Do parents have the right to decide which friends or extended family their children will spend time with?
On Jan. 12, the U.S. Supreme Court will consider this question when it hears oral arguments in the case of Troxel v. Granville. “The case’s larger issue is whether or not the Supreme Court will reaffirm that the principle of individual rights includes the right to raise one’s own children,” said Thomas A. Bowden, a Baltimore-based lawyer and a senior writer for the Ayn Rand Institute.
At issue in the Troxel case is the constitutionality of a State of Washington law that permits judges to order visitation by outsiders against a parent’s express wishes if it is deemed “in the best interest of the child.”
“The premise underlying this free-floating asserting of governmental power is that, contrary to justice and precedent, children are fundamentally creatures of the State, which grants parents permission to raise their children so long as the State’s notions of what constitutes good parenting are satisfied,” said Bowden.

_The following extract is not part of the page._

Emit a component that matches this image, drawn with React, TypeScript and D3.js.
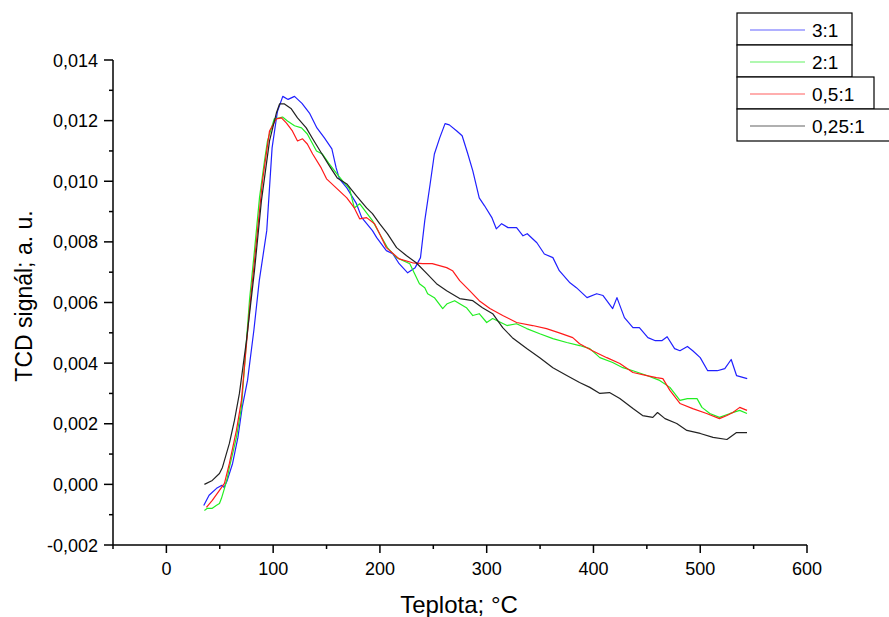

“But the right to determine a child’s best interests belongs only to its parents, by virtue of the crucial fact that it is their child, not society’s or the State’s.
“In the absence of demonstrable physical abuse or neglect, parents, including single-parents, have the exclusive right to decide what their children will eat, where they will attend school, which morality they will be taught, and with whom they may associate.”